┌──

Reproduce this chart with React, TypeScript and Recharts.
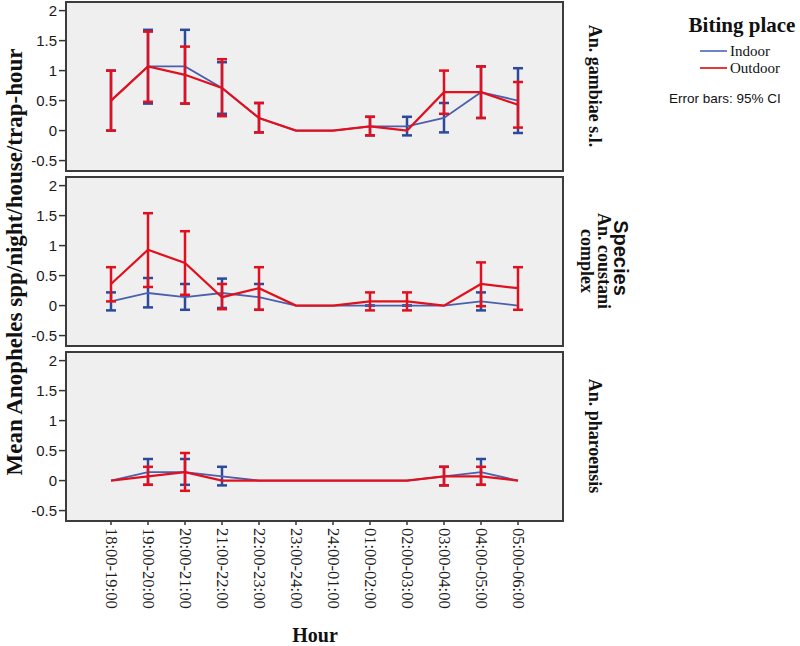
import React from 'react';
import { LineChart, Line, XAxis, YAxis, ErrorBar, CartesianGrid } from 'recharts';

const hours = [
  '18:00-19:00', '19:00-20:00', '20:00-21:00', '21:00-22:00', '22:00-23:00', '23:00-24:00',
  '24:00-01:00', '01:00-02:00', '02:00-03:00', '03:00-04:00', '04:00-05:00', '05:00-06:00',
];

const gambiaeIndoor = [0.5, 1.07, 1.07, 0.71, 0.21, 0, 0, 0.07, 0.07, 0.21, 0.64, 0.5];
const gambiaeIndoorLo = [0, 0.45, 0.45, 0.28, -0.03, null, null, -0.08, -0.08, -0.03, 0.21, -0.04];
const gambiaeIndoorHi = [1.0, 1.68, 1.68, 1.14, 0.46, null, null, 0.23, 0.23, 0.46, 1.07, 1.04];
const gambiaeOutdoor = [0.5, 1.07, 0.93, 0.71, 0.21, 0, 0, 0.07, 0, 0.64, 0.64, 0.43];
const gambiaeOutdoorLo = [0, 0.48, 0.45, 0.24, -0.03, null, null, -0.08, null, 0.28, 0.21, 0.05];
const gambiaeOutdoorHi = [1.0, 1.65, 1.4, 1.19, 0.46, null, null, 0.23, null, 1.0, 1.07, 0.81];

const coustaniIndoor = [0.07, 0.21, 0.14, 0.21, 0.14, 0, 0, 0, 0, 0, 0.07, 0];
const coustaniIndoorLo = [-0.08, -0.03, -0.07, -0.04, -0.07, null, null, 0, 0, null, -0.08, null];
const coustaniIndoorHi = [0.22, 0.46, 0.36, 0.45, 0.36, null, null, 0, 0, null, 0.22, null];
const coustaniOutdoor = [0.36, 0.93, 0.71, 0.14, 0.29, 0, 0, 0.07, 0.07, 0, 0.36, 0.29];
const coustaniOutdoorLo = [0.07, 0.31, 0.18, -0.06, -0.07, null, null, -0.08, -0.08, null, -0.01, -0.07];
const coustaniOutdoorHi = [0.64, 1.54, 1.24, 0.36, 0.64, null, null, 0.22, 0.22, null, 0.72, 0.64];

const pharoensisIndoor = [0, 0.14, 0.14, 0.07, 0, 0, 0, 0, 0, 0.07, 0.14, 0];
const pharoensisIndoorLo = [null, -0.07, -0.07, -0.08, null, null, null, null, null, -0.08, -0.07, null];
const pharoensisIndoorHi = [null, 0.36, 0.36, 0.23, null, null, null, null, null, 0.23, 0.36, null];
const pharoensisOutdoor = [0, 0.07, 0.14, 0, 0, 0, 0, 0, 0, 0.07, 0.07, 0];
const pharoensisOutdoorLo = [null, -0.07, -0.17, null, null, null, null, null, null, -0.08, -0.07, null];
const pharoensisOutdoorHi = [null, 0.23, 0.46, null, null, null, null, null, null, 0.23, 0.23, null];

const yTicks = [-0.5, 0, 0.5, 1, 1.5, 2];

const INDOOR = '#4a5fae';
const INDOOR_BAR = '#2c4a9c';
const OUTDOOR = '#e2101e';
const SERIF = '"Liberation Serif", "Times New Roman", serif';
const SANS = '"Liberation Sans", Arial, sans-serif';

type Num = number | null;

const errOf = (v: number, lo: Num, hi: Num) => (lo == null || hi == null ? null : [v - lo, hi - v]);

const buildRows = (ind: number[], indLo: Num[], indHi: Num[], out: number[], outLo: Num[], outHi: Num[]) =>
  hours.map((hour, i) => ({
    hour,
    indoor: ind[i],
    outdoor: out[i],
    indoorErr: errOf(ind[i], indLo[i], indHi[i]),
    outdoorErr: errOf(out[i], outLo[i], outHi[i]),
  }));

const panels = [
  buildRows(gambiaeIndoor, gambiaeIndoorLo, gambiaeIndoorHi, gambiaeOutdoor, gambiaeOutdoorLo, gambiaeOutdoorHi),
  buildRows(coustaniIndoor, coustaniIndoorLo, coustaniIndoorHi, coustaniOutdoor, coustaniOutdoorLo, coustaniOutdoorHi),
  buildRows(pharoensisIndoor, pharoensisIndoorLo, pharoensisIndoorHi, pharoensisOutdoor, pharoensisOutdoorLo, pharoensisOutdoorHi),
];

const PLOT_H = 167;
const panelTops = [0, 175, 350];

const HourTick = (props: any) => {
  const { x, y, payload } = props;
  return (
    <text
      x={x}
      y={y}
      transform={`rotate(90 ${x} ${y})`}
      textAnchor="start"
      dominantBaseline="central"
      fontFamily={SERIF}
      fontSize={16.5}
      fill="#1a1a1a"
    >
      {payload.value}
    </text>
  );
};

const Panel = ({ data, top, showX }: { data: any[]; top: number; showX: boolean }) => {
  const h = showX ? 3 + PLOT_H + 115 : 3 + PLOT_H + 1;
  return (
    <div style={{ position: 'absolute', left: 0, top }}>
      <LineChart width={570} height={h} data={data} margin={{ top: 3, right: 8, bottom: showX ? 0 : 1, left: 0 }}>
        <CartesianGrid horizontal={false} vertical={false} fill="#efefef" />
        <XAxis
          dataKey="hour"
          hide={!showX}
          height={115}
          padding={{ left: 44, right: 44 }}
          interval={0}
          tickSize={5}
          tickMargin={3}
          tick={<HourTick />}
          tickLine={{ stroke: '#333', strokeWidth: 1.5 }}
          axisLine={false}
        />
        <YAxis
          type="number"
          width={67}
          domain={[-0.657, 2.127]}
          allowDataOverflow
          ticks={yTicks}
          interval={0}
          tickSize={8}
          tickMargin={2}
          axisLine={false}
          tickLine={{ stroke: '#333', strokeWidth: 1.5 }}
          tick={{ fontFamily: SANS, fontSize: 15, fill: '#1a1a1a' }}
        />
        <Line type="linear" dataKey="indoor" stroke={INDOOR} strokeWidth={1.8} dot={false} isAnimationActive={false}>
          <ErrorBar dataKey="indoorErr" direction="y" width={5} stroke={INDOOR_BAR} strokeWidth={2.5} isAnimationActive={false} />
        </Line>
        <Line type="linear" dataKey="outdoor" stroke={OUTDOOR} strokeWidth={2.2} dot={false} isAnimationActive={false}>
          <ErrorBar dataKey="outdoorErr" direction="y" width={5} stroke={OUTDOOR} strokeWidth={2.5} isAnimationActive={false} />
        </Line>
      </LineChart>
      <div
        style={{
          position: 'absolute',
          left: 65,
          top: 1,
          width: 499,
          height: PLOT_H + 4,
          border: '2px solid #3c3c3c',
          boxSizing: 'border-box',
          pointerEvents: 'none',
        }}
      />
    </div>
  );
};

export default function App() {
  return (
    <div style={{ position: 'absolute', left: 0, top: 0, width: 800, height: 646, background: '#fff', overflow: 'hidden' }}>
      {panels.map((data, i) => (
        <Panel key={i} data={data} top={panelTops[i]} showX={i === 2} />
      ))}
      <svg width={800} height={646} style={{ position: 'absolute', left: 0, top: 0, pointerEvents: 'none' }}>
        <text
          x={14}
          y={262}
          transform="rotate(-90 14 262)"
          textAnchor="middle"
          dominantBaseline="central"
          fontFamily={SERIF}
          fontWeight="bold"
          fontSize={23}
          fill="#111"
        >
          Mean Anopheles spp/night/house/trap-hour
        </text>
        <text x={315} y={642} textAnchor="middle" fontFamily={SERIF} fontWeight="bold" fontSize={20} fill="#111">
          Hour
        </text>
        <g fontFamily={SERIF} fontWeight="bold" fontSize={18} fill="#111">
          <text x={595} y={86} transform="rotate(90 595 86)" textAnchor="middle" dominantBaseline="central">
            An. gambiae s.l.
          </text>
          <text x={621} y={258} transform="rotate(90 621 258)" textAnchor="middle" dominantBaseline="central" fontFamily={SANS} fontSize={20}>
            Species
          </text>
          <text x={604} y={261} transform="rotate(90 604 261)" textAnchor="middle" dominantBaseline="central">
            An. coustani
          </text>
          <text x={587} y={261} transform="rotate(90 587 261)" textAnchor="middle" dominantBaseline="central">
            complex
          </text>
          <text x={595} y={436} transform="rotate(90 595 436)" textAnchor="middle" dominantBaseline="central">
            An. pharoensis
          </text>
        </g>
        <text x={742} y={25} textAnchor="middle" dominantBaseline="central" fontFamily={SERIF} fontWeight="bold" fontSize={21} fill="#111">
          Biting place
        </text>
        <line x1={700} x2={727} y1={51} y2={51} stroke="#6f84c6" strokeWidth={2} />
        <text x={730} y={51} dominantBaseline="central" fontFamily={SERIF} fontSize={15} fill="#111">
          Indoor
        </text>
        <line x1={700} x2={727} y1={68} y2={68} stroke="#e03a3a" strokeWidth={2} />
        <text x={730} y={68} dominantBaseline="central" fontFamily={SERIF} fontSize={15} fill="#111">
          Outdoor
        </text>
        <text x={669} y={98} dominantBaseline="central" fontFamily={SANS} fontSize={13.5} fill="#111">
          Error bars: 95% CI
        </text>
      </svg>
    </div>
  );
}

└──

Repeat the lines of the listing above verbatim, beginning at its first line and ending at the line containing "1.0, 1.07, 0.81];", which is included. Omit pictures.

Reproduce this chart with React, TypeScript and Recharts.
import React from 'react';
import { LineChart, Line, XAxis, YAxis, ErrorBar, CartesianGrid } from 'recharts';

const hours = [
  '18:00-19:00', '19:00-20:00', '20:00-21:00', '21:00-22:00', '22:00-23:00', '23:00-24:00',
  '24:00-01:00', '01:00-02:00', '02:00-03:00', '03:00-04:00', '04:00-05:00', '05:00-06:00',
];

const gambiaeIndoor = [0.5, 1.07, 1.07, 0.71, 0.21, 0, 0, 0.07, 0.07, 0.21, 0.64, 0.5];
const gambiaeIndoorLo = [0, 0.45, 0.45, 0.28, -0.03, null, null, -0.08, -0.08, -0.03, 0.21, -0.04];
const gambiaeIndoorHi = [1.0, 1.68, 1.68, 1.14, 0.46, null, null, 0.23, 0.23, 0.46, 1.07, 1.04];
const gambiaeOutdoor = [0.5, 1.07, 0.93, 0.71, 0.21, 0, 0, 0.07, 0, 0.64, 0.64, 0.43];
const gambiaeOutdoorLo = [0, 0.48, 0.45, 0.24, -0.03, null, null, -0.08, null, 0.28, 0.21, 0.05];
const gambiaeOutdoorHi = [1.0, 1.65, 1.4, 1.19, 0.46, null, null, 0.23, null, 1.0, 1.07, 0.81];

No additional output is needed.